* The task
Skip all pictures, then print the remaining material exactly.

* Source data
-------
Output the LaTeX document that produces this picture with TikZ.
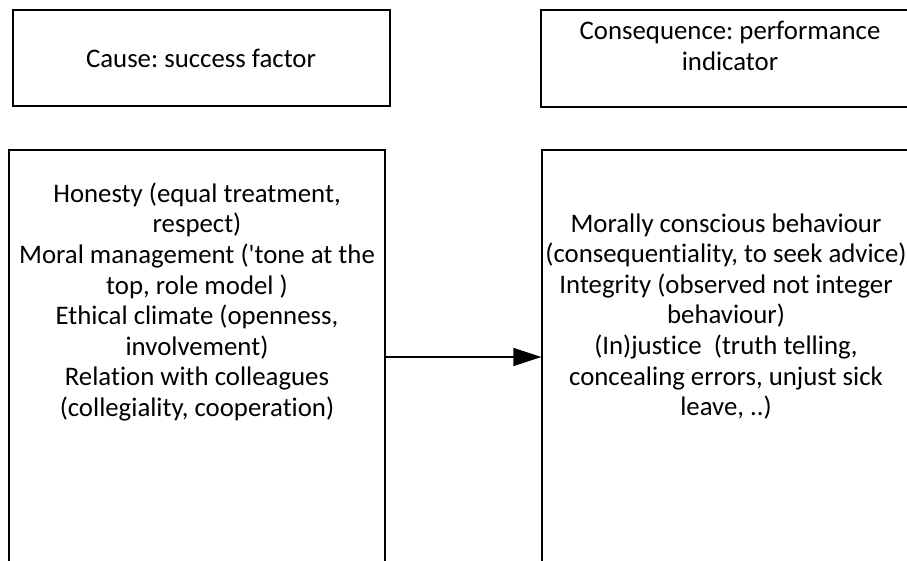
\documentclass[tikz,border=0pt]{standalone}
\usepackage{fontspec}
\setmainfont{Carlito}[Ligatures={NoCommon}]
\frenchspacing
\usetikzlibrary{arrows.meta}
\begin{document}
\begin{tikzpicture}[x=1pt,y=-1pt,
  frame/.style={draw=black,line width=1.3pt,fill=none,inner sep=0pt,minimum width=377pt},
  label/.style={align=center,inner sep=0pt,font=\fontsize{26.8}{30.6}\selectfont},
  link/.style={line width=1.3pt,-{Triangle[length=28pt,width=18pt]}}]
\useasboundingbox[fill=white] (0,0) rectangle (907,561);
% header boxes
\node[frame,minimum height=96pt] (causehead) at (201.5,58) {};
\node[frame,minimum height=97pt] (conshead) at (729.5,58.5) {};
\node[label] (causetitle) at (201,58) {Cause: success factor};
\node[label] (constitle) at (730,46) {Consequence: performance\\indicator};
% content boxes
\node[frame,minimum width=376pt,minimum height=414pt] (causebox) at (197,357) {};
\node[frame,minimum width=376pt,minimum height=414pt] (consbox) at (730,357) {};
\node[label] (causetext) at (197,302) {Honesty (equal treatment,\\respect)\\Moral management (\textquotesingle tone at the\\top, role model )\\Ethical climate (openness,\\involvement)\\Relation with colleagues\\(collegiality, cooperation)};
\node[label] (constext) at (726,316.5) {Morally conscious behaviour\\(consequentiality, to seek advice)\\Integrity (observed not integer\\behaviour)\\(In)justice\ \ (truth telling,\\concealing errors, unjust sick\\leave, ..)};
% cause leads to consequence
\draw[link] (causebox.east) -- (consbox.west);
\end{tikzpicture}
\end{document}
-------
* Exercise result
Output the LaTeX document that produces this picture with TikZ.
\documentclass[tikz,border=0pt]{standalone}
\usepackage{fontspec}
\setmainfont{Carlito}[Ligatures={NoCommon}]
\frenchspacing
\usetikzlibrary{arrows.meta}
\begin{document}
\begin{tikzpicture}[x=1pt,y=-1pt,
  frame/.style={draw=black,line width=1.3pt,fill=none,inner sep=0pt,minimum width=377pt},
  label/.style={align=center,inner sep=0pt,font=\fontsize{26.8}{30.6}\selectfont},
  link/.style={line width=1.3pt,-{Triangle[length=28pt,width=18pt]}}]
\useasboundingbox[fill=white] (0,0) rectangle (907,561);
% header boxes
\node[frame,minimum height=96pt] (causehead) at (201.5,58) {};
\node[frame,minimum height=97pt] (conshead) at (729.5,58.5) {};
\node[label] (causetitle) at (201,58) {Cause: success factor};
\node[label] (constitle) at (730,46) {Consequence: performance\\indicator};
% content boxes
\node[frame,minimum width=376pt,minimum height=414pt] (causebox) at (197,357) {};
\node[frame,minimum width=376pt,minimum height=414pt] (consbox) at (730,357) {};
\node[label] (causetext) at (197,302) {Honesty (equal treatment,\\respect)\\Moral management (\textquotesingle tone at the\\top, role model )\\Ethical climate (openness,\\involvement)\\Relation with colleagues\\(collegiality, cooperation)};
\node[label] (constext) at (726,316.5) {Morally conscious behaviour\\(consequentiality, to seek advice)\\Integrity (observed not integer\\behaviour)\\(In)justice\ \ (truth telling,\\concealing errors, unjust sick\\leave, ..)};
% cause leads to consequence
\draw[link] (causebox.east) -- (consbox.west);
\end{tikzpicture}
\end{document}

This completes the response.